Logo no começo do romance russo ‘Anna Karenina’, o escritor Leon Tolstói desmantela a idealização a respeito da mais antiga e controversa instituição da humanidade.
“Todas as famílias felizes se parecem. Cada família infeliz é infeliz à sua maneira.”
Por meio dos desabafos de Tiago Abravanel no ‘Big Brother Brasil’, descobrimos que o clã de Silvio Santos está longe de ser unido como imaginávamos.
O cantor se sente rejeitado pelo avô famoso. O contato entre eles é mínimo, quase protocolar. Não há afeto na dose desejada nem abundante ajuda financeira.

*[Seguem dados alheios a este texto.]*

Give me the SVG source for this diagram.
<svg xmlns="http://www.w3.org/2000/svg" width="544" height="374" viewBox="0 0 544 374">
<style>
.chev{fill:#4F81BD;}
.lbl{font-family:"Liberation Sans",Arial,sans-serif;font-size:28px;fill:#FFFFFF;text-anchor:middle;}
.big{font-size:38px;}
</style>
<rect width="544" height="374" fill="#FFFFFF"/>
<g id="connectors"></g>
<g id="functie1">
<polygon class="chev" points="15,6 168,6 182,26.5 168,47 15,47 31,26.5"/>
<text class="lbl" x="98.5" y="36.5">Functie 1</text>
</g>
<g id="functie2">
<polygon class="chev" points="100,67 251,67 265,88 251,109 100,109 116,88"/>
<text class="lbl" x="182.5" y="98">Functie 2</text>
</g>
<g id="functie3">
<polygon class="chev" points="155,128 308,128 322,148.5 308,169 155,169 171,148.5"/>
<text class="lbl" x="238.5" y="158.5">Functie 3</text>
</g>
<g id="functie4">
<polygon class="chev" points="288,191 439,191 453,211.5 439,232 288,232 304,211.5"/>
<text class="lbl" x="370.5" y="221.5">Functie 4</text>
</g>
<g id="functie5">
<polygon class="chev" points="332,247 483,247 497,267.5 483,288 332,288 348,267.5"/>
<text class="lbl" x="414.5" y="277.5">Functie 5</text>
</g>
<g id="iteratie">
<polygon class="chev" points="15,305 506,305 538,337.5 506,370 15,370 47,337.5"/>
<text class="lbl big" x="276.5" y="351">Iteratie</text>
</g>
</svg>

O brother reclama da falta de abraços, da ausência do ídolo em seus aniversários, do pouco apoio à sua carreira no SBT – tudo o que o público achava que existia.
Ao mesmo tempo, Tiago carrega o peso de ser herdeiro – da fortuna e do legado artístico – daquele que é o mais popular apresentador da televisão e um dos homens mais ricos do País.

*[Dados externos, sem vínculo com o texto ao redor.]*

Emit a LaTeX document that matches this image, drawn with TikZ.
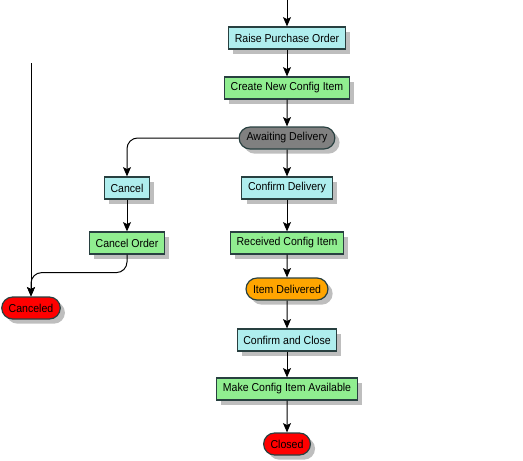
\documentclass[tikz,border=0pt]{standalone}
\usepackage{fontspec}
\setmainfont[FakeStretch=0.92]{Liberation Sans}
\definecolor{wfTask}{RGB}{175, 238, 238}
\definecolor{wfItem}{RGB}{144, 238, 144}
\definecolor{wfWait}{RGB}{128, 128, 128}
\definecolor{wfDone}{RGB}{255, 165, 0}
\definecolor{wfStop}{RGB}{255, 0, 0}
\definecolor{wfEdge}{RGB}{40, 64, 64}
\definecolor{wfShade}{RGB}{190, 190, 190}
\usetikzlibrary{shapes.misc, arrows.meta, shadows, positioning}

\begin{document}
\begin{tikzpicture}[x=0.75pt, y=-0.75pt,
    base/.style={draw=wfEdge, line width=0.9pt, minimum height=16.5pt, inner xsep=4.6pt,
      font=\fontsize{8.6}{10}\selectfont,
      drop shadow={shadow xshift=3.5pt, shadow yshift=-3.5pt, fill=wfShade, opacity=1}},
    taskbox/.style={base, fill=wfTask},
    itembox/.style={base, fill=wfItem},
    waitpill/.style={base, rounded rectangle, fill=wfWait},
    donepill/.style={base, rounded rectangle, fill=wfDone},
    stoppill/.style={base, rounded rectangle, fill=wfStop},
    flow/.style={line width=0.75pt, -{Stealth[length=7pt, width=6pt, inset=1.5pt]}}]
  \useasboundingbox (0,0) rectangle (523,460);

  % main column
  \foreach \nm/\txt/\kind/\y in {
    raise/Raise Purchase Order/taskbox/38,
    create/Create New Config Item/itembox/88,
    await/Awaiting Delivery/waitpill/138,
    confirm/Confirm Delivery/taskbox/188,
    received/Received Config Item/itembox/243,
    delivered/Item Delivered/donepill/289,
    close/Confirm and Close/taskbox/340,
    avail/Make Config Item Available/itembox/389,
    closed/Closed/stoppill/444%
  } {
    \node[\kind] (\nm) at (287, \y) {\txt};
  }

  % cancel branch
  \node[taskbox] (cancel) at (127, 188) {Cancel};
  \node[itembox] (cancelord) at (127, 243) {Cancel Order};
  \node[stoppill] (canceled) at (31, 308) {Canceled};

  \coordinate (entry) at (287, 0);
  \coordinate (sideentry) at (31, 63);

  \draw[flow] (entry) -- (raise);
  \foreach \a/\b in {raise/create, create/await, await/confirm, confirm/received,
    received/delivered, delivered/close, close/avail, avail/closed} {
    \draw[flow] (\a) -- (\b);
  }
  \draw[flow, rounded corners=8pt] (await.west) -| (cancel.north);
  \draw[flow] (cancel) -- (cancelord);
  \draw[flow, rounded corners=8pt] (cancelord.south) -- ++(0,18) -| (canceled.north);
  \draw[flow] (sideentry) -- (canceled.north);
\end{tikzpicture}
\end{document}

Em seus ombros estão a expectativa exagerada, a cobrança externa e interior, a comparação indevida, o desdém de quem o vê apenas como um privilegiado.
Não é fácil viver à sombra de um parente famoso. Menos ainda quando não se tem a compensação básica para suportar tal condição limitante: o suporte emocional.
Sentindo-se renegado e cobrado, discriminado e subestimado, Tiago Abravanel aplica uma vingança involuntária ao expor a imperfeição da família materna no programa de maior audiência do momento em emissora concorrente à de seu avô-celebridade.
Em seus relatos reveladores sobre a intimidade, fica subentendido que estaria excluído por ser gay e não evangélico, duas características em choque contra vários parentes.
Cabe aqui outra citação de ‘Anna Karenina’: “Não falo o que penso, falo o que sinto”. Ao insistir em discutir a relação com outros participantes do ‘BBB22’ e questões privadas de seu clã, Tiago transforma o entretenimento em terapia assistida por milhões de telespectadores.
O fluxo de mágoa contra Silvio Santos é mais um capítulo da desconstrução do comunicador, iniciada anos atrás com a contestação na imprensa de declarações consideradas discriminatórias.
Tiago retira mais uma camada de verniz do apresentador ao associá-lo à negligência afetiva. Aos 91 anos, o icônico ‘Homem do Baú’ sofre revés em sua imagem justamente na tela da Globo, onde trabalhou de 1965 a 1976 e contra o qual tanto rivalizou após criar o SBT.
Na verdade, o que o neto faz é humanizar a figura idolatrada do avô. Toda idolatria se baseia em equívocos. Não há família perfeita, tampouco pessoas infalíveis.
Aliás, ‘Anna Karenina’ destaca isso nos personagens e nas tramas: somos todos incompletos e falhos – mesmo assim, precisamos tentar ser felizes juntos, cada um ao seu modo.